Our adjunct lab instructor caught my attention as I walked through the space to the storage and prep area last week. I was just on my way to return something to a back shelf, but for some reason when he sees me it’s as though I’ve already initiated a conversation, and he continues it as if we’d already exchanged pleasantries and even begun deriving new understandings about our places in the world.
“I thought some of you should see this,” he started, showing me a traditional lab notebook turned open to a page with handwritten, fountain pen writing. I squinted to make out the script. He interpreted this as concern, I think, as he responded to my expression: “Yes, it’s littered with profanities.” The word “littered” was spit out with its enunciation.
I looked more closely at the notebook to make sure it wasn’t mine.
I’m not sure it was so much “littered” as it was “speckled,” perhaps “sprinkled.” But, it’s a matter of semantics, what you think of the use of various expletives, and how you’d like to color the description.
I said I was pleased that the author used a nice fountain pen.
He said he wished he “could find these people before they did something bad.”
I suggested that maybe writing about frustrations was a beneficial vent.
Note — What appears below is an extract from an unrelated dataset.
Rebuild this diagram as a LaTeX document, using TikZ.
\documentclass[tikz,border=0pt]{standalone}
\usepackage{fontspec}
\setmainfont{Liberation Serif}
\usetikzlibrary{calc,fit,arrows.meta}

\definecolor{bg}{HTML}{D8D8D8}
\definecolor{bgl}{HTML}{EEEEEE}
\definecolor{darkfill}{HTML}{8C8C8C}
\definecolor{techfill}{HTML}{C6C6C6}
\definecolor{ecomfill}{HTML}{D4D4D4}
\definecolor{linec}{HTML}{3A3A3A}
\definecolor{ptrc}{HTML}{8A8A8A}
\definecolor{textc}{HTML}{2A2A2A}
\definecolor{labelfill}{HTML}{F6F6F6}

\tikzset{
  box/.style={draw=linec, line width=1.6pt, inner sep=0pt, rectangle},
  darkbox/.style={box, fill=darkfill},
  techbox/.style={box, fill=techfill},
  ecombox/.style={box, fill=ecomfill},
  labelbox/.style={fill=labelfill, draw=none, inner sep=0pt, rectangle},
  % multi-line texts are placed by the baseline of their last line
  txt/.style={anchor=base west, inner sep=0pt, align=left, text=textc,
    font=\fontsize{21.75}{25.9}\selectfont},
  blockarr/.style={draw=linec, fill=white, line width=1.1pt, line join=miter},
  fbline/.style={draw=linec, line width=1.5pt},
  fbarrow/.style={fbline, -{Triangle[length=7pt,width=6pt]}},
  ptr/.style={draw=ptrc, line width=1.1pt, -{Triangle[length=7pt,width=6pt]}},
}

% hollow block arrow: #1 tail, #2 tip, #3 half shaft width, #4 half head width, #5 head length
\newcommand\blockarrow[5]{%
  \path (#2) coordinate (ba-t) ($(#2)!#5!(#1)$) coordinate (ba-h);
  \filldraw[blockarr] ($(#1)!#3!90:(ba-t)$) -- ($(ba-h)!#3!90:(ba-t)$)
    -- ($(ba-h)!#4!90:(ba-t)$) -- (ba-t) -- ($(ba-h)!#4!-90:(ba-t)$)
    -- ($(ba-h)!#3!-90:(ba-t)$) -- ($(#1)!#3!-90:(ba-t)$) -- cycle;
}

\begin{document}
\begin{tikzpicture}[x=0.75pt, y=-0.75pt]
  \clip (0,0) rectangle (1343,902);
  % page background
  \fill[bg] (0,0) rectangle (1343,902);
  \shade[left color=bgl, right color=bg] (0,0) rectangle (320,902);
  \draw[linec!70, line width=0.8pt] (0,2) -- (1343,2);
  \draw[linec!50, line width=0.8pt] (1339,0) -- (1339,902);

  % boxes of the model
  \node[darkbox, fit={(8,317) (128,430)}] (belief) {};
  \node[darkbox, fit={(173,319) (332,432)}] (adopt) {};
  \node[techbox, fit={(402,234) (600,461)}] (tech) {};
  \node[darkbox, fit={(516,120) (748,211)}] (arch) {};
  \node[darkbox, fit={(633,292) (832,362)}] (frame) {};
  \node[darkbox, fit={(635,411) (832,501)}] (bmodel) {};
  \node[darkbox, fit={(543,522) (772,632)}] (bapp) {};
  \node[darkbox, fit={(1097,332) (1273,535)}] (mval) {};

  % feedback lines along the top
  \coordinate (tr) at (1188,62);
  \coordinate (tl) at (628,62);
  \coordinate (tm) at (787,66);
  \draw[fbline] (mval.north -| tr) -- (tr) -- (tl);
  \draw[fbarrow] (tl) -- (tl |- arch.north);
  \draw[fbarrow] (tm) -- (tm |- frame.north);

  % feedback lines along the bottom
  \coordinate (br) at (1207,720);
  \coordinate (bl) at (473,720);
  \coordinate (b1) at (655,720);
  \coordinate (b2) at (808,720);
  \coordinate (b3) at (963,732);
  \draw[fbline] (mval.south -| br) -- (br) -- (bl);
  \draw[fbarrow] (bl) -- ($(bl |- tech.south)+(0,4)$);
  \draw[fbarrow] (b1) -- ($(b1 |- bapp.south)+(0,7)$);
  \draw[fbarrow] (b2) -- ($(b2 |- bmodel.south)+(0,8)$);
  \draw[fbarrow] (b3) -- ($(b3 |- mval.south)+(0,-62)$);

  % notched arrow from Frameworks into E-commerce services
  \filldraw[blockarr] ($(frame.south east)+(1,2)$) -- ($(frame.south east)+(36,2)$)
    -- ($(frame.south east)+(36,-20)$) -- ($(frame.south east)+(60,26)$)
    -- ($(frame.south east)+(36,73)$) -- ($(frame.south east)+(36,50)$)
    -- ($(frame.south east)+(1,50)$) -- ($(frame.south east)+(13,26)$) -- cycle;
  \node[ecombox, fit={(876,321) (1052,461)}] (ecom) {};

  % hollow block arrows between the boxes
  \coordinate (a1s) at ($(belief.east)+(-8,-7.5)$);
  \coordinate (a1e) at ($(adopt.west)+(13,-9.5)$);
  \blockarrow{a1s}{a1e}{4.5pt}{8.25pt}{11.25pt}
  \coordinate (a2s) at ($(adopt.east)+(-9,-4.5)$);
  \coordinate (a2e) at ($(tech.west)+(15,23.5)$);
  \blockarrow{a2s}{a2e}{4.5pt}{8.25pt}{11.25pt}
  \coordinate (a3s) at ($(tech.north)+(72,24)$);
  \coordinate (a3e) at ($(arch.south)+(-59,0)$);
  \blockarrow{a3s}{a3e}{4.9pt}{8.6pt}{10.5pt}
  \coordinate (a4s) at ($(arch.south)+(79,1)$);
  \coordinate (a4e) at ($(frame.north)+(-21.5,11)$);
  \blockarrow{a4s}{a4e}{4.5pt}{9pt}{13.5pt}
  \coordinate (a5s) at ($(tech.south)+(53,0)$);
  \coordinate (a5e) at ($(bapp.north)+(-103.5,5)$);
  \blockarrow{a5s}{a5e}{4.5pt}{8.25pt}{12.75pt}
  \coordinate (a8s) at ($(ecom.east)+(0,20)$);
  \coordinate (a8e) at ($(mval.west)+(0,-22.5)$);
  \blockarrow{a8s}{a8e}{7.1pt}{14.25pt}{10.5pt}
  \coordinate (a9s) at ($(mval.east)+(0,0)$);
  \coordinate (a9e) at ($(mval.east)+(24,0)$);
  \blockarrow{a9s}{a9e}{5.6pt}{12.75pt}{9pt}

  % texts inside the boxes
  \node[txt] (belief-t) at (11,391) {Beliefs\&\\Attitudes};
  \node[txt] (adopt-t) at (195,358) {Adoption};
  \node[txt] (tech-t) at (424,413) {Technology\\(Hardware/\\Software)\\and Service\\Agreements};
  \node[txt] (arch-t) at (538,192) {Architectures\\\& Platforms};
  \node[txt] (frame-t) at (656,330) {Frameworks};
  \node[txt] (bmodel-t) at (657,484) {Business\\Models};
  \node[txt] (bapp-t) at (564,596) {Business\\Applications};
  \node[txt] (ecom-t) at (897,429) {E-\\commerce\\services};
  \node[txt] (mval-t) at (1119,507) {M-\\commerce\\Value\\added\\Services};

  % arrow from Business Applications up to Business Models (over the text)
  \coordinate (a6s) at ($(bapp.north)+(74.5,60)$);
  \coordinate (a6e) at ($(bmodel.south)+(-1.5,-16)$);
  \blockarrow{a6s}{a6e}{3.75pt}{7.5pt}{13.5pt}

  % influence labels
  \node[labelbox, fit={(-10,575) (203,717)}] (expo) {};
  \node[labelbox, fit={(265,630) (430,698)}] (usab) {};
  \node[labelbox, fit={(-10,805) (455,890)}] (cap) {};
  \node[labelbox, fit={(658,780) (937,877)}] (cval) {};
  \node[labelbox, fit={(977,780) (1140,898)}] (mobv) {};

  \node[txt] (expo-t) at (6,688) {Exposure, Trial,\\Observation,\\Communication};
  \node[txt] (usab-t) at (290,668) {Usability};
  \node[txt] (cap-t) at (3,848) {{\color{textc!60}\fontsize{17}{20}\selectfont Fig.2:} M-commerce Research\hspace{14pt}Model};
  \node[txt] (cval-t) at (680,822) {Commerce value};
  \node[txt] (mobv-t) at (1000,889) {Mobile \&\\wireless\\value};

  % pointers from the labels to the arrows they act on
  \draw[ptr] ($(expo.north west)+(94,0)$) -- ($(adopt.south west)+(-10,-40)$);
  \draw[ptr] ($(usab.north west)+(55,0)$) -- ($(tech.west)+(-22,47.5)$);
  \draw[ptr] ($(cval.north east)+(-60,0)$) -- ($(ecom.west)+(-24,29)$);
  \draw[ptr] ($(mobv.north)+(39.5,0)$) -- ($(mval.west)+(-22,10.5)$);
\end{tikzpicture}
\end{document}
Privately, I was pleased that someone in a physics lab had taken up a pen and was writing in complete sentences.
I’ve always seen many things differently than this colleague, so it’s not really a surprise that I’d take note of the script and fountain pen where he would notice the profanity and frustration. I score labs out of 10 points, with only integer scores possible (8, 9, 10); he uses a 100 point scale and parses things out to the nearest tenth of a percent (89.1, 89.2, 89.3). I’m concerned about broad conceptual understandings; he’s always looking to make sure that equipment is just so and results are attained accurately for the sake of the results themselves. There isn’t a right and wrong to this so much as it paints different profiles of us and our focus. In this case, I thought the interpretation of writing was as stark and interesting a contrast as one could want to highlight.
I encourage students to write not in order to produce something, but to figure out what’s in their head. I don’t think it’s fair to judge what goes on between the pen and the paper when ideas are being tossed around, and in fact I think that it’s necessary to get the mistakes, the profanities, and the half-baked ideas out onto the page (or screen) in order to get them properly vetted. But I suppose that we often see writing as a place to document something, define something, and represent a finished piece. And, in doing so, maybe one sees writing as like that which is formed in wet concrete, a permanent mark of “Fluffy the Dog, 1992” adjacent to a paw mark. At least, that’s how I’m sure this instructor viewed writing. Writing would be a representation of who we are, solidified and permanent. Judgement of the writing would be judgement of the other.
I don’t think I’ll show him this blog.